↓
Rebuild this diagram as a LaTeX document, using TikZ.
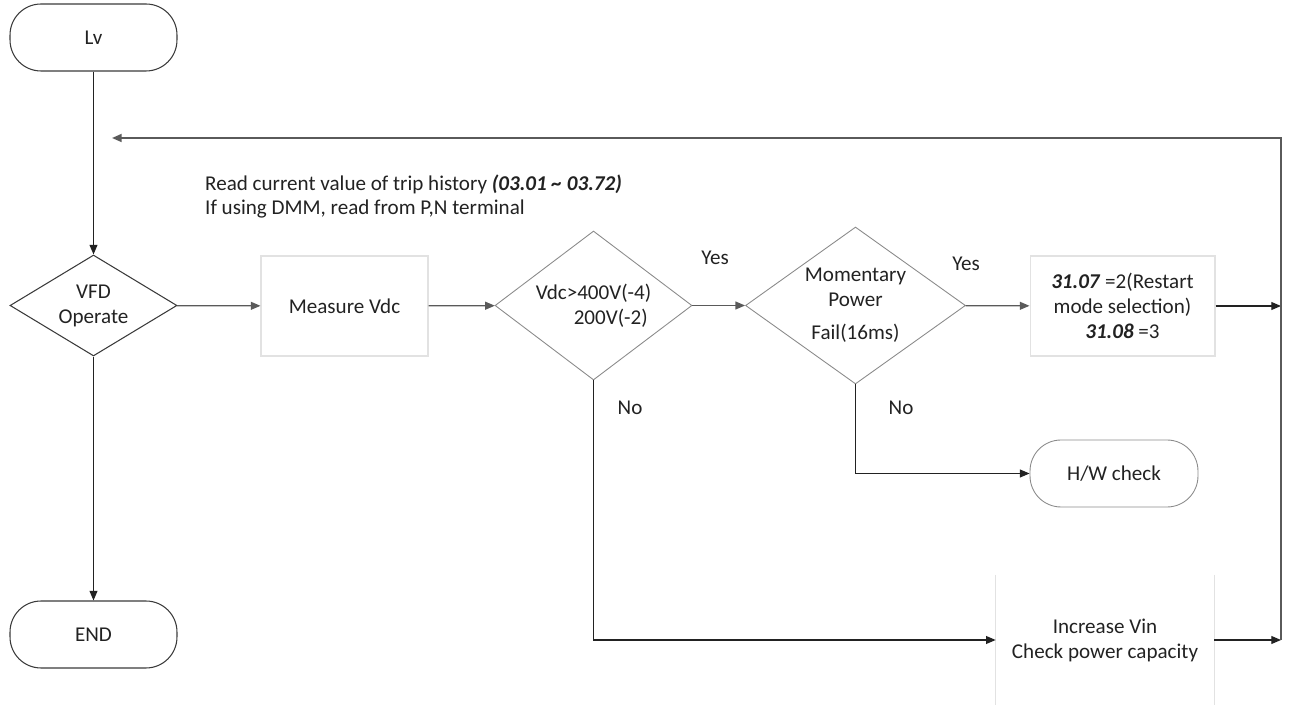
\documentclass[tikz,border=0pt]{standalone}
\usepackage{fontspec}
\setmainfont{Carlito}
\usetikzlibrary{positioning, arrows.meta, shapes.geometric}
\definecolor{textdark}{HTML}{222222}
\definecolor{termstroke}{HTML}{3A3A3A}
\definecolor{decstroke}{HTML}{8A8A8A}
\definecolor{boxstroke}{HTML}{E2E2E2}
\definecolor{linedark}{HTML}{222222}
\definecolor{busgray}{HTML}{5A5A5A}

\begin{document}
\begin{tikzpicture}[
    x=0.02cm, y=-0.02cm,
    font=\fontsize{12}{14.2}\selectfont, text=textdark,
    term/.style={
        draw=#1, rectangle, rounded corners=0.62cm, line width=0.6pt,
        minimum width=3.34cm, minimum height=1.34cm, align=center
    },
    decision/.style={
        draw=#1, diamond, inner sep=0pt, align=center, line width=0.5pt
    },
    procbox/.style={
        draw=boxstroke, rectangle, minimum height=2cm, align=center,
        line width=0.6pt
    },
    arr/.style={
        -{Triangle[length=5.5pt, width=4.5pt]}, line width=0.7pt, color=#1
    },
    arr/.default=linedark,
    lbl/.style={font=\fontsize{12}{14.2}\selectfont}
]
\useasboundingbox (0,0) rectangle (1289,705);

% Start / end
\node[term=termstroke] (lv) at (93.5,37.5) {Lv};
\node[term=termstroke] (endnode) at (93.5,634.5) {END};

% Main row
\node[decision=termstroke, aspect=1.65, line width=0.6pt,
      minimum width=3.34cm, minimum height=2.02cm] (vfd) at (93.5,305.5) {VFD\\Operate};
\node[procbox, minimum width=3.34cm] (measure) at (344.5,306) {Measure Vdc};
\node[decision=decstroke, aspect=1.33, align=right,
      minimum width=3.94cm, minimum height=2.98cm] (vdc) at (593.5,305.5)
      {Vdc>400V(-4)\\200V(-2)\hspace*{2pt}};
\node[decision=decstroke, aspect=1.4,
      minimum width=4.4cm, minimum height=3.14cm] (mpf) at (855.5,305.5)
      {Momentary\\Power\\[4.5pt]Fail(16ms)};
\node[procbox, minimum width=3.7cm] (restart) at (1122.5,306)
      {\textbf{\textit{31.07}} =2(Restart\\mode selection)\\\textbf{\textit{31.08}} =3};

% Branch results
\node[term=decstroke, line width=0.5pt, minimum width=3.36cm] (hwcheck) at (1114,473.5) {H/W check};
\node[minimum width=4.36cm, minimum height=2.6cm, align=center] (incvin) at (1105,640)
      {Increase Vin\\Check power capacity};
\draw[boxstroke, line width=0.6pt] (incvin.north west) -- (incvin.south west);
\draw[boxstroke, line width=0.6pt] (incvin.north east) -- (incvin.south east);

% Notes and labels
\node[anchor=west, align=left] (note) at (199,196.5)
      {Read current value of trip history \textbf{\textit{(03.01 \char`\~\ 03.72)}}\\If using DMM, read from P,N terminal};
\node[lbl] (yesa) at (715,258) {Yes};
\node[lbl] (yesb) at (966,264) {Yes};
\node[lbl] (noa) at (630,408) {No};
\node[lbl] (nob) at (901,408) {No};

% Return bus
\coordinate (bustop) at (1281,138);
\coordinate (busbot) at (1281,640);
\coordinate (fbend) at (112,138);

% Connectors
\draw[arr] (lv) -- (vfd);
\draw[arr] (vfd) -- (endnode);
\draw[arr=busgray] (vfd) -- (measure);
\draw[arr=busgray] (measure) -- (vdc);
\draw[arr=busgray] (vdc) -- (mpf);
\draw[arr=busgray] (mpf) -- (restart);
\draw[arr] (vdc.south) |- (incvin.west);
\draw[arr] (mpf.south) |- (hwcheck.west);
\draw[arr] (restart.east) -- (restart.east -| bustop);
\draw[arr] (incvin.east) -- (busbot);
\draw[arr=busgray, line width=1.1pt] (busbot) -- (bustop) -- (fbend);

\end{tikzpicture}
\end{document}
↑
_PROBLEM STATEMENT_. Except for the pictures, reproduce every line exactly.

_THE OUTPUT_.
Rebuild this diagram as a LaTeX document, using TikZ.
\documentclass[tikz,border=0pt]{standalone}
\usepackage{fontspec}
\setmainfont{Carlito}
\usetikzlibrary{positioning, arrows.meta, shapes.geometric}
\definecolor{textdark}{HTML}{222222}
\definecolor{termstroke}{HTML}{3A3A3A}
\definecolor{decstroke}{HTML}{8A8A8A}
\definecolor{boxstroke}{HTML}{E2E2E2}
\definecolor{linedark}{HTML}{222222}
\definecolor{busgray}{HTML}{5A5A5A}

\begin{document}
\begin{tikzpicture}[
    x=0.02cm, y=-0.02cm,
    font=\fontsize{12}{14.2}\selectfont, text=textdark,
    term/.style={
        draw=#1, rectangle, rounded corners=0.62cm, line width=0.6pt,
        minimum width=3.34cm, minimum height=1.34cm, align=center
    },
    decision/.style={
        draw=#1, diamond, inner sep=0pt, align=center, line width=0.5pt
    },
    procbox/.style={
        draw=boxstroke, rectangle, minimum height=2cm, align=center,
        line width=0.6pt
    },
    arr/.style={
        -{Triangle[length=5.5pt, width=4.5pt]}, line width=0.7pt, color=#1
    },
    arr/.default=linedark,
    lbl/.style={font=\fontsize{12}{14.2}\selectfont}
]
\useasboundingbox (0,0) rectangle (1289,705);

% Start / end
\node[term=termstroke] (lv) at (93.5,37.5) {Lv};
\node[term=termstroke] (endnode) at (93.5,634.5) {END};

% Main row
\node[decision=termstroke, aspect=1.65, line width=0.6pt,
      minimum width=3.34cm, minimum height=2.02cm] (vfd) at (93.5,305.5) {VFD\\Operate};
\node[procbox, minimum width=3.34cm] (measure) at (344.5,306) {Measure Vdc};
\node[decision=decstroke, aspect=1.33, align=right,
      minimum width=3.94cm, minimum height=2.98cm] (vdc) at (593.5,305.5)
      {Vdc>400V(-4)\\200V(-2)\hspace*{2pt}};
\node[decision=decstroke, aspect=1.4,
      minimum width=4.4cm, minimum height=3.14cm] (mpf) at (855.5,305.5)
      {Momentary\\Power\\[4.5pt]Fail(16ms)};
\node[procbox, minimum width=3.7cm] (restart) at (1122.5,306)
      {\textbf{\textit{31.07}} =2(Restart\\mode selection)\\\textbf{\textit{31.08}} =3};

% Branch results
\node[term=decstroke, line width=0.5pt, minimum width=3.36cm] (hwcheck) at (1114,473.5) {H/W check};
\node[minimum width=4.36cm, minimum height=2.6cm, align=center] (incvin) at (1105,640)
      {Increase Vin\\Check power capacity};
\draw[boxstroke, line width=0.6pt] (incvin.north west) -- (incvin.south west);
\draw[boxstroke, line width=0.6pt] (incvin.north east) -- (incvin.south east);

% Notes and labels
\node[anchor=west, align=left] (note) at (199,196.5)
      {Read current value of trip history \textbf{\textit{(03.01 \char`\~\ 03.72)}}\\If using DMM, read from P,N terminal};
\node[lbl] (yesa) at (715,258) {Yes};
\node[lbl] (yesb) at (966,264) {Yes};
\node[lbl] (noa) at (630,408) {No};
\node[lbl] (nob) at (901,408) {No};

% Return bus
\coordinate (bustop) at (1281,138);
\coordinate (busbot) at (1281,640);
\coordinate (fbend) at (112,138);

% Connectors
\draw[arr] (lv) -- (vfd);
\draw[arr] (vfd) -- (endnode);
\draw[arr=busgray] (vfd) -- (measure);
\draw[arr=busgray] (measure) -- (vdc);
\draw[arr=busgray] (vdc) -- (mpf);
\draw[arr=busgray] (mpf) -- (restart);
\draw[arr] (vdc.south) |- (incvin.west);
\draw[arr] (mpf.south) |- (hwcheck.west);
\draw[arr] (restart.east) -- (restart.east -| bustop);
\draw[arr] (incvin.east) -- (busbot);
\draw[arr=busgray, line width=1.1pt] (busbot) -- (bustop) -- (fbend);

\end{tikzpicture}
\end{document}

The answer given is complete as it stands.